The air quality challenge in europe
Air quality is a concern for European citizens; 56% of Europeans think that air quality has worsened in the last decade, and almost nine out of ten citizens consider air-quality related to be an issue.
Member States are struggling to achieve their air quality targets, it is an increasing concern that, up to 41% of the EU urban population is exposed to PM levels that exceed the EU air quality daily limit. The full report can be found here.
Poor air quality as a result of emissions from transport is a particular problem in urban areas, where high congestion makes the low air quality problem most acute. According to the EU Commission, some 500,000 European citizens die prematurely, primarily due to exposure to high PM levels. A study by the WHO revealed that life expectancy could be increased by up to 22 months in Europe's most polluted cities if long-term PM2.5 concentrations were reduced to the WHO air quality daily limit. DG Environment has dedicated 2013 to reviewing EU policy on air quality in order to address these challenges.

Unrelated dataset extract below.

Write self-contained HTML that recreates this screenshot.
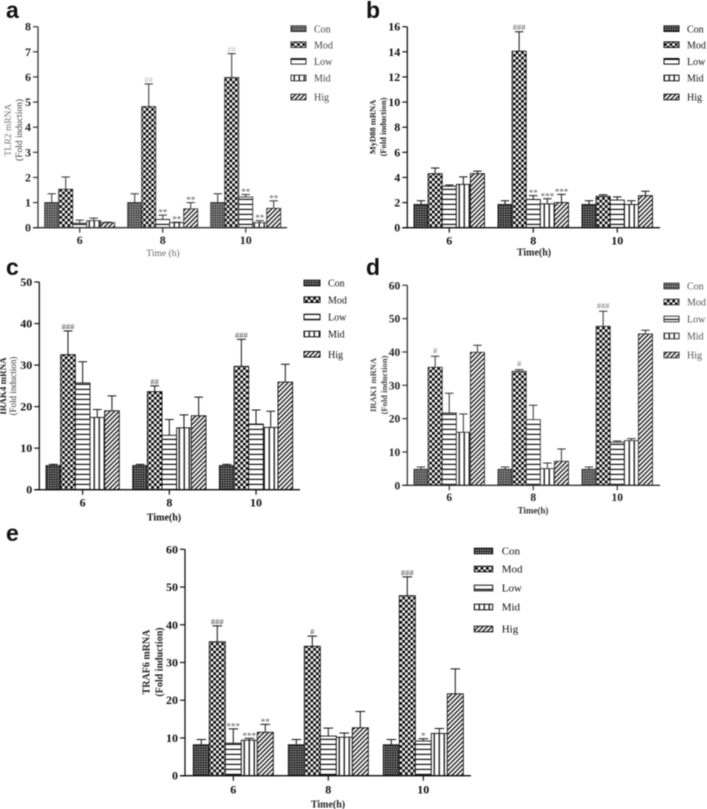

Particulate matter (pm10, pm2.5)
According to the European Environment Agency, fine particles or 'particulate matter' (PM) is one of the most damaging pollutants for human health. Long term exposure to PM 10 can have negative health impacts, such as respiratory diseases and even premature death. According to the Commission, some 500,000 premature deaths can be traced back to the harmful health effects of air pollution
Paraffinic fuels can reduce PM emissions by 25-40%. The map below demonstrated the daily average percentage of Particulate Matter (PM10) in Europe.
Nitrogen Oxide (NOX)
Nitrogen dioxide can irritate the lungs and lower resistance to respiratory infections such as influenza. Continued or frequent exposure to concentrations that are typically much higher than those normally found in the ambient air may cause increased incidence of acute respiratory illness in children.
As the map below demonstrates, NOx concentrations in most European urban areas have been high and in many cases exceeding the annual limits.
Paraffinic fuels have several positive properties from an air quality perspective, as they allow for reduction in NOx emissions.
Case study on Brussels air quality
In Brussels, citizens suffer from poor air quality that is partly linked to high pollutant levels. According to a study by Aphekom, the daily limit values for PM10 are systematically exceeded in some sites. According to a Government analysis of the Belgian car fleet, total annual diesel PM emissions from transport in Brussels are close to 350 tonnes.
ASFE estimated that if all diesel vehicles in Brussels (passenger cars and heavy duty) switched to paraffinic fuels, approximately 129 tonnes of PM could be saved each year. This would correspond to taking over 64,000 of the most polluting cars, belonging to the Euro 1 and 2 emissions category, off the road.
Paraffinic fuels are available now and can be used in existing diesel engines using existing diesel fuel infrastructure. They emit up to 40% less PM than conventional diesel fuels. The increased use of paraffinic fuels could lead to immediate improvements in air quality in Brussels, reducing health risks related to air pollution.